This story has been archived from the Sunday, August 14, 2005

Another year, another run up Pikes Peak


Every August, Bill Coffelt has the urge to challenge America’s Mountain one more time.

For 21 consecutive years, Coffelt has run up and down the mountain while competing in the Pikes Peak Marathon.

Coffelt even “doubled” six of those years. A “doubler” is a run- ner who does the Pikes Peak Ascent on Saturday and the Marathon on Sunday.

Let us add a little perspective.

In the 50 years of the race, only 23 runners have completed more than 20 races, meaning a combination of the Ascent or Marathon or both.

Brenton Buxton of Austin, Texas, is the leader with 36 races — 18 Marathons and 18 Ascents. Buxton also holds the longest “doubler” streak, 12 years. Coffelt’s 21 races is the longest current streak of any kind. Completing either race is an amazing feat. Mere mortals? We’ll watch while more than 2,200 superfolk from around the world try to do it this weekend.

“When this all started out, it was pretty much a Colorado event,” race committee member Roger Allison said. “But by the early to mid-1980s it started getting national. Then by the late ‘80s, we would get all the states and about five foreign countries.

“It stands out as a run that is very attractive to that type of runner, the type of runner who wants to put another notch in the bedpost.”

Or more than 20 consecutive notches.

Coffelt, 45, travels from Arkansas every year. Sometimes he and 200 of his closest running companions in the Arkansas Pikes Peak Marathon Society plan vacations around the Marathon’s weekend.

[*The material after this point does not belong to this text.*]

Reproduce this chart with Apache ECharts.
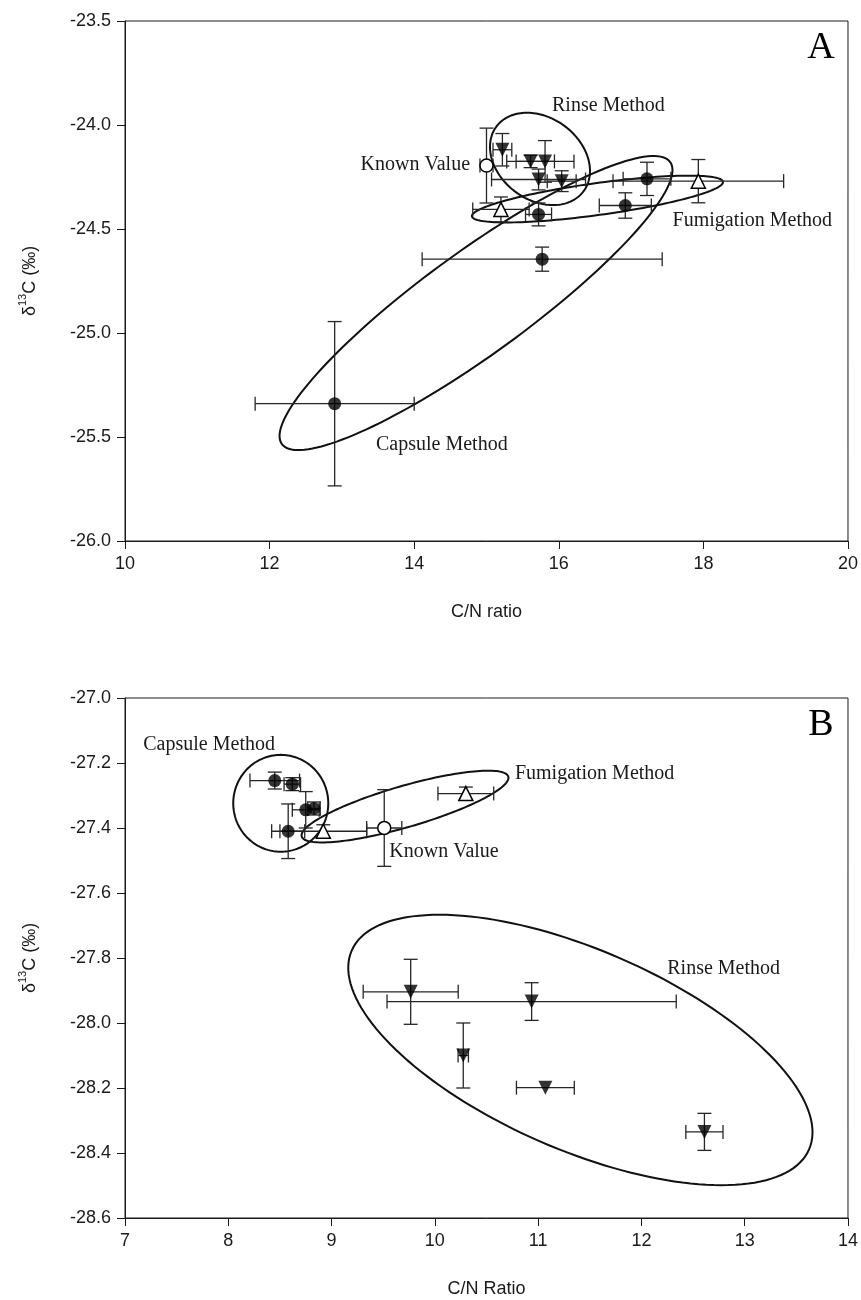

“I’ve just loved being out there, out West, in the mountains,” said Coffelt, who works as a petroleum geologist. “Altitude doesn’t seem to bother me. Whether it’s hunting, hiking or running, I’ve just always seemed to enjoy being in the mountains. I enjoy running trails in the wilderness instead of just being on the streets in the city marathons and things like that. It got to be the annual road trip. If we don’t do any other race all year, we at least come out to Colorado Springs.”

Coffelt is one of the lucky ones, maybe even one of the special ones. Altitude is a huge consideration for most runners. Coffelt, who said he ran about 20 marathons besides Pikes Peak, trains in the rolling hills surrounding Fort Smith in western Arkansas. But those hills are bumps. They’re playground equipment compared to what runners face here.

Magazine Mountain is the highest point in Arkansas, and its peak is 3,282 feet lower than downtown Manitou Springs, the lowest point of the Ascent and the Marathon.

Still, Pikes Peak has the power to wear down even the lucky ones. Coffelt ran his personal best in 1989, a 4-hour, 30-minute and 34-second run that included a 1:45:47 descent. He also placed a career-best 20th that year.

Coffelt, who is 5-foot-10 and weighs about 160 pounds, knows his years of running the race are winding down. Through the 21 years, Coffelt has averaged a little more than 5 hours, 17 minutes. But he hasn’t bested that time since 2000, when he ran 5:08:04.

“I found out that once I got past 40, it got a lot harder to stay in shape,” Coffelt said, laughing. “It used to be that I could take some time off and wouldn’t lose too much ground. But now I’ve got to hit it every day and watch what I eat and get some sleep to stay in the kind of shape it takes to run like that.”

Folks in their 70s and 80s have completed either the Ascent or the Marathon. Coffelt said he doesn’t expect to run the mountain for that long, but he would like to continue for at least five years, when his son will be 16 and eligible to race.

“He might want to play football or something like that,” Coffelt said. “So, I don’t know if he’ll want to run that far or not. But that would really be something.

“I would really enjoy being able to cap off all my years by getting him up there when he turns 16. I guess I’ll have to stay in shape at least for five more years and see what he wants to do.”